In startups, partners often “earn” their split over time. This is the safest route for a founder.

 

 

  • Mechanism: You might agree on a 25% profit share, but it vests over 4 years. If they leave after year one, they only keep 6.25%.

 

 

C. The “Eat What You Kill” Model

 

 

Common in consulting and professional services (like Oracle HCM or AI services).

 

 

  • Calculation: Profits are split based on a formula:
    • Base Draw: A small fixed amount for overhead/living.
    • Originating Commission: A % of profit from clients they personally brought in.
    • Utilization Bonus: A % based on billable hours worked on existing projects.

 

 

D. The Rule of Three (Balanced Split)

 

 

Many small firms split profits into three buckets:

 

 

  1. ⅓ to the Firm: Reinvested into the business (burn rate coverage, R&D).
  2. ⅓ to the Partners: Equal split for management duties.
  3. ⅓ to the Producer: Distributed based on who actually generated the revenue.

 

 

2. Performance Guarantees (The “Gatekeeper” Metrics)

 

 

To ensure a new partner isn’t just “coasting” on your hard work, you should implement Conditions Precedent.
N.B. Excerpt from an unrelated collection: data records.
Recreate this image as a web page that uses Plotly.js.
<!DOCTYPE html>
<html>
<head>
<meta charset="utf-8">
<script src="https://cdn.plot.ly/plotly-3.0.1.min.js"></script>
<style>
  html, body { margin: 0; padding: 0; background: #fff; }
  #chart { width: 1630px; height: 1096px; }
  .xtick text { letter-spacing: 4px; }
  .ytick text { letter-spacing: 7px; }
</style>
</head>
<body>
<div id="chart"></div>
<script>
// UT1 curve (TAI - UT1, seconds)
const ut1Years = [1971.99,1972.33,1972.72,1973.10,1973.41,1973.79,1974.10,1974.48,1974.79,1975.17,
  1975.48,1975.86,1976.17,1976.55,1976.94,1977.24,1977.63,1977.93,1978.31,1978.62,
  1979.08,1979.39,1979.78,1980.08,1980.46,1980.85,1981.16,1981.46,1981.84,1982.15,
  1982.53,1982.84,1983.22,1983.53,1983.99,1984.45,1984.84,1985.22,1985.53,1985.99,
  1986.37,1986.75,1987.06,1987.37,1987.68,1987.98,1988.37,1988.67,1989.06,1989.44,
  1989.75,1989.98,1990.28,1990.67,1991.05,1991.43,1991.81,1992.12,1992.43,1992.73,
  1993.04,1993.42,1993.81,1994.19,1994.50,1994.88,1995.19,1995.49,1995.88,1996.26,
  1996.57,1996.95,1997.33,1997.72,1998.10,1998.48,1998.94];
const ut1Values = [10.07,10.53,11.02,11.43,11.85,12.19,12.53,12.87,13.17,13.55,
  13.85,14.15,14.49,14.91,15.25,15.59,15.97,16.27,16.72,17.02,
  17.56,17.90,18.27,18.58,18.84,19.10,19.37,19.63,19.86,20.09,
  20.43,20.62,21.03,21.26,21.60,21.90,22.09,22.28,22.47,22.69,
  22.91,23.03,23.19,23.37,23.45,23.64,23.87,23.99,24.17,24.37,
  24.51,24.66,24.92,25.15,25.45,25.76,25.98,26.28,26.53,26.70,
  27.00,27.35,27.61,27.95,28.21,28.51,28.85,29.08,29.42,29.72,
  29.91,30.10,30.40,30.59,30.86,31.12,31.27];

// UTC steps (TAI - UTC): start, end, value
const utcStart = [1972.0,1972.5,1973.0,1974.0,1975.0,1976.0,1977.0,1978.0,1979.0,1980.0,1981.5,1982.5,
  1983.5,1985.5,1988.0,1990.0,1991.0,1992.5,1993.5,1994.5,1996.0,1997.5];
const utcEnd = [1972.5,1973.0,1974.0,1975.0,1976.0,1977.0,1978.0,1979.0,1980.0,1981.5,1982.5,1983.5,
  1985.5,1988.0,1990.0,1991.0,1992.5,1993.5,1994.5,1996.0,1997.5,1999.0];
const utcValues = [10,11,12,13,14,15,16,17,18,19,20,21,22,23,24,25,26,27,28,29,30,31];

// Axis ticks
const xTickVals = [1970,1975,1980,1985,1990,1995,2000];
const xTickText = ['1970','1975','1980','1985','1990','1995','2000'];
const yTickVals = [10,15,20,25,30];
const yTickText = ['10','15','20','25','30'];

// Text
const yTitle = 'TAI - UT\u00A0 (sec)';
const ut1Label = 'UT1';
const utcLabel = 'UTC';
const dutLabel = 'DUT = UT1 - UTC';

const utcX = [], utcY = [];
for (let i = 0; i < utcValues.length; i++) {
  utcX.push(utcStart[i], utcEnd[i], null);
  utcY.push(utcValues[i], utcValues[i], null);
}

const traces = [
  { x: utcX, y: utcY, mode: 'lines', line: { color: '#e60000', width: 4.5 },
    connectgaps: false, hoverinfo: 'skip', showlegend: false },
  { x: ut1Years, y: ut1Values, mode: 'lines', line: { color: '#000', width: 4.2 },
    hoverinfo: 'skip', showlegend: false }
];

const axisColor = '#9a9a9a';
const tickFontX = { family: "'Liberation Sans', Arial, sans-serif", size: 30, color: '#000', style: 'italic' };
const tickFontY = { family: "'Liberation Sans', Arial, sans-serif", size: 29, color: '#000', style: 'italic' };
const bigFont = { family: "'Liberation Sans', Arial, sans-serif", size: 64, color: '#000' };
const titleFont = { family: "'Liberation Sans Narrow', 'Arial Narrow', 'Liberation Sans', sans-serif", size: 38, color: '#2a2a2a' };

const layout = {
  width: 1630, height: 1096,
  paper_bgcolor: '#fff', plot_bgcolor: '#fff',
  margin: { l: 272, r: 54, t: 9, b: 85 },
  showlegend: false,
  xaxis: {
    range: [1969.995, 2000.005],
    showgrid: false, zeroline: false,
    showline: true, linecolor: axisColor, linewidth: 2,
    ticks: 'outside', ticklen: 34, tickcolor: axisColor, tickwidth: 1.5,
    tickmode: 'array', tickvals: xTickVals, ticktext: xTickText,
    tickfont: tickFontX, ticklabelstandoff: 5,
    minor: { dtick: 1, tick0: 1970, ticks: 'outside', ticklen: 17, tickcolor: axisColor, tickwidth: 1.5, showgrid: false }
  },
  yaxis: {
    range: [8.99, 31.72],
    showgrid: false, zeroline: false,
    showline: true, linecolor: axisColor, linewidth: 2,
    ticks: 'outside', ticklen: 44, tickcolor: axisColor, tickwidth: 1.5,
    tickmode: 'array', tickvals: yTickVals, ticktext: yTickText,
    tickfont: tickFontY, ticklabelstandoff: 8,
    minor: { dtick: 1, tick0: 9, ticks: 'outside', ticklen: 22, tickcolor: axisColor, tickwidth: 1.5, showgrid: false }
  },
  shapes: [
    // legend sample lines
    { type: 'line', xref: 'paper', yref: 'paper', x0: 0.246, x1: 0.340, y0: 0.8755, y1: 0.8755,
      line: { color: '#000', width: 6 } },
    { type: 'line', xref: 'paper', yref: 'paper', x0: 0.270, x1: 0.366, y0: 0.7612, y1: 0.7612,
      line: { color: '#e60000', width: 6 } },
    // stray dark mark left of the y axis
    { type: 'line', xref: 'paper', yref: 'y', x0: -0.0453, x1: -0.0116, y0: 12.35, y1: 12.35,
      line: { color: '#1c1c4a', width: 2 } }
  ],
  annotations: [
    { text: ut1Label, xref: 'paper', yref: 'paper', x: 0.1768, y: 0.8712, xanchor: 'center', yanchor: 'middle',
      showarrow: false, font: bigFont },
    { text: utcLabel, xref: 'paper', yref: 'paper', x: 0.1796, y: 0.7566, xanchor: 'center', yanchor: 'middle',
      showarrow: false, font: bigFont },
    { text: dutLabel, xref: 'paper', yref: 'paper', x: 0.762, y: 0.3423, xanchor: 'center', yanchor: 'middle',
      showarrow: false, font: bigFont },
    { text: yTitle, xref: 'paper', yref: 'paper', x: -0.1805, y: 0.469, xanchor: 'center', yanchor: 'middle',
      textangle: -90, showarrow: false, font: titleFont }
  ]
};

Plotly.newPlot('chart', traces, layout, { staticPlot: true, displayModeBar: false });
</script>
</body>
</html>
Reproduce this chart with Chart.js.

These are benchmarks they must hit before their equity or profit-sharing officially kicks in.

 

 

Revenue Generation (The Most Common)

 

 

The most direct guarantee is a “Minimum Revenue Requirement.”

 

 

  • Example: “The partner must generate $X in new service contracts or subscription revenue within the first 12 months to trigger the partnership status.”

 

 

Technical or Product Milestones

 

 

Since you deal with complex AI agents and Oracle integrations, a guarantee might be technical.

 

 

  • Example: “Successful deployment and maintenance of the ‘Lisa’ agent for 5 enterprise clients with a 99% uptime guarantee.”

 

 

The “Cliff” Period

 

 

This is a temporal guarantee. You don’t become a partner on day one.

 

 

  • The Standard: A 1-year cliff. During this year, they are an employee or contractor. If they don’t perform, you part ways without them owning a piece of your company.

 

 

3. Critical Clauses for Protection

 

 

To safeguard your startup, ensure the partnership agreement includes:

 

 

  • Bad Leaver Provisions: If they are fired for cause or performance issues, they forfeit their right to future profits and must sell back their equity at “book value” (usually very low).
  • Non-Compete & Non-Solicitation: Essential for consulting. If the partnership dissolves, they cannot take your Oracle HCM clients or “Lisa” architecture with them.
  • The “Burn Rate” Responsibility: If the company is bootstrapping, will the new partner contribute to the monthly burn if profits are negative? This is a major “skin in the game” test.